Work required:
The line containing "53400, 53500, 53500];" marks the end: extract everything from the first line of the data through that line, exactly, with no pictures.

── Information provided

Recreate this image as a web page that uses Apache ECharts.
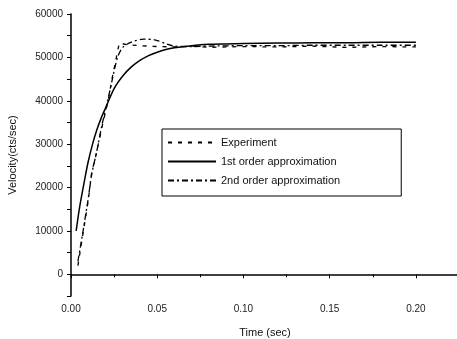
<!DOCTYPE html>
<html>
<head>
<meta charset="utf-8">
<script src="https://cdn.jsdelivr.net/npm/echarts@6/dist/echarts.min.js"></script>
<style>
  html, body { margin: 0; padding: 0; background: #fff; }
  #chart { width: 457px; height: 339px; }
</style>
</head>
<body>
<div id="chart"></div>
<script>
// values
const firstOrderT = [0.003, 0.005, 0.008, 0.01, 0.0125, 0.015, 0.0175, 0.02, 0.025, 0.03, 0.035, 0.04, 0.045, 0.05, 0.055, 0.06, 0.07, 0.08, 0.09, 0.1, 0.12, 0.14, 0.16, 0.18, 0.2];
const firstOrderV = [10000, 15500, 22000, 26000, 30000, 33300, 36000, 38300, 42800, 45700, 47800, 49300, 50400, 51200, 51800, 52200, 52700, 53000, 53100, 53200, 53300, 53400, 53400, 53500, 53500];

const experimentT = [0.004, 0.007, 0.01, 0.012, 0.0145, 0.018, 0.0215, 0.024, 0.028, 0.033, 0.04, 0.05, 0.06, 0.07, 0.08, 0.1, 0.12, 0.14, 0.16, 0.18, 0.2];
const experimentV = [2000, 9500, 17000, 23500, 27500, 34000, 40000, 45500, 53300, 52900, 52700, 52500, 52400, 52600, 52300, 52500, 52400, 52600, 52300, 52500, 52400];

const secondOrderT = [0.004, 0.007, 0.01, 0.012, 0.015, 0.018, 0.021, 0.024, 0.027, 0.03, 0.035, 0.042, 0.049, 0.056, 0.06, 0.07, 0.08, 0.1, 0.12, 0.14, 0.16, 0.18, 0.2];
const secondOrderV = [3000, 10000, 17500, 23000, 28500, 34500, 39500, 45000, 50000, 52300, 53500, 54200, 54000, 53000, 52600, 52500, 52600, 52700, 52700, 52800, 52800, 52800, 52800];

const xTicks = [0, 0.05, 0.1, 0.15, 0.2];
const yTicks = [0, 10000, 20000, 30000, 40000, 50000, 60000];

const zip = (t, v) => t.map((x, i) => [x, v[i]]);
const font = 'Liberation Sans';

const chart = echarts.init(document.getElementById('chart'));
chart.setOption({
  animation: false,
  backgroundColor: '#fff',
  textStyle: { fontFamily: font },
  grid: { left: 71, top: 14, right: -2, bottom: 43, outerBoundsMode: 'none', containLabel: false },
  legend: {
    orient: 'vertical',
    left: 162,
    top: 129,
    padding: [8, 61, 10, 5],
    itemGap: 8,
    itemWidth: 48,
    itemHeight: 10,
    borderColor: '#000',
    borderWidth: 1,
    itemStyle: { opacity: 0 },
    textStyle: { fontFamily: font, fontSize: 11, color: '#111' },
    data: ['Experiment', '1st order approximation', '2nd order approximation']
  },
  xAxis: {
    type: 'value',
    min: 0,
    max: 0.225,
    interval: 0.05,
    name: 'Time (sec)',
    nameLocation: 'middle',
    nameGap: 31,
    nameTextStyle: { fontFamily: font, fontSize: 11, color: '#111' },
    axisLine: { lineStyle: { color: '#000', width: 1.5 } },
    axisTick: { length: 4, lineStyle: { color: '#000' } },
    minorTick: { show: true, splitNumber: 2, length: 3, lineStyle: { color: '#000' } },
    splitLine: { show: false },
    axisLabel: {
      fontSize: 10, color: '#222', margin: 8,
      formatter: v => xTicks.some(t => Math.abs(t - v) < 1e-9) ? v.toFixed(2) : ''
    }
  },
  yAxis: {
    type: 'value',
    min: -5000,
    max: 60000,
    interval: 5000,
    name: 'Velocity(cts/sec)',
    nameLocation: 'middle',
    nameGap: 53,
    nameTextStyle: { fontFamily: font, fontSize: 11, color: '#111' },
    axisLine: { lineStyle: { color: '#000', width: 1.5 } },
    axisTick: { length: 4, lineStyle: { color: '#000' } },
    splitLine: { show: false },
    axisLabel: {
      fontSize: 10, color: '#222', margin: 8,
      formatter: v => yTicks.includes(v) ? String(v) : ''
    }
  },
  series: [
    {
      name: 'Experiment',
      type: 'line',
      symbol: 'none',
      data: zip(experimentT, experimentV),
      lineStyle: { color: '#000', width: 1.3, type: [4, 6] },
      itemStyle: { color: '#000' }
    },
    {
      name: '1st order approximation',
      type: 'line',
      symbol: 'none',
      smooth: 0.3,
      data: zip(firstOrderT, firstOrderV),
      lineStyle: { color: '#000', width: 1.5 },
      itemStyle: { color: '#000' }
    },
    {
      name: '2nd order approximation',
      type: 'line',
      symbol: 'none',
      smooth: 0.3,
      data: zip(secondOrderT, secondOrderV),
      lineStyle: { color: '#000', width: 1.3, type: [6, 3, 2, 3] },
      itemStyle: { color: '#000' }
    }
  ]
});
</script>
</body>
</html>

────

Output below:
Recreate this image as a web page that uses Apache ECharts.
<!DOCTYPE html>
<html>
<head>
<meta charset="utf-8">
<script src="https://cdn.jsdelivr.net/npm/echarts@6/dist/echarts.min.js"></script>
<style>
  html, body { margin: 0; padding: 0; background: #fff; }
  #chart { width: 457px; height: 339px; }
</style>
</head>
<body>
<div id="chart"></div>
<script>
// values
const firstOrderT = [0.003, 0.005, 0.008, 0.01, 0.0125, 0.015, 0.0175, 0.02, 0.025, 0.03, 0.035, 0.04, 0.045, 0.05, 0.055, 0.06, 0.07, 0.08, 0.09, 0.1, 0.12, 0.14, 0.16, 0.18, 0.2];
const firstOrderV = [10000, 15500, 22000, 26000, 30000, 33300, 36000, 38300, 42800, 45700, 47800, 49300, 50400, 51200, 51800, 52200, 52700, 53000, 53100, 53200, 53300, 53400, 53400, 53500, 53500];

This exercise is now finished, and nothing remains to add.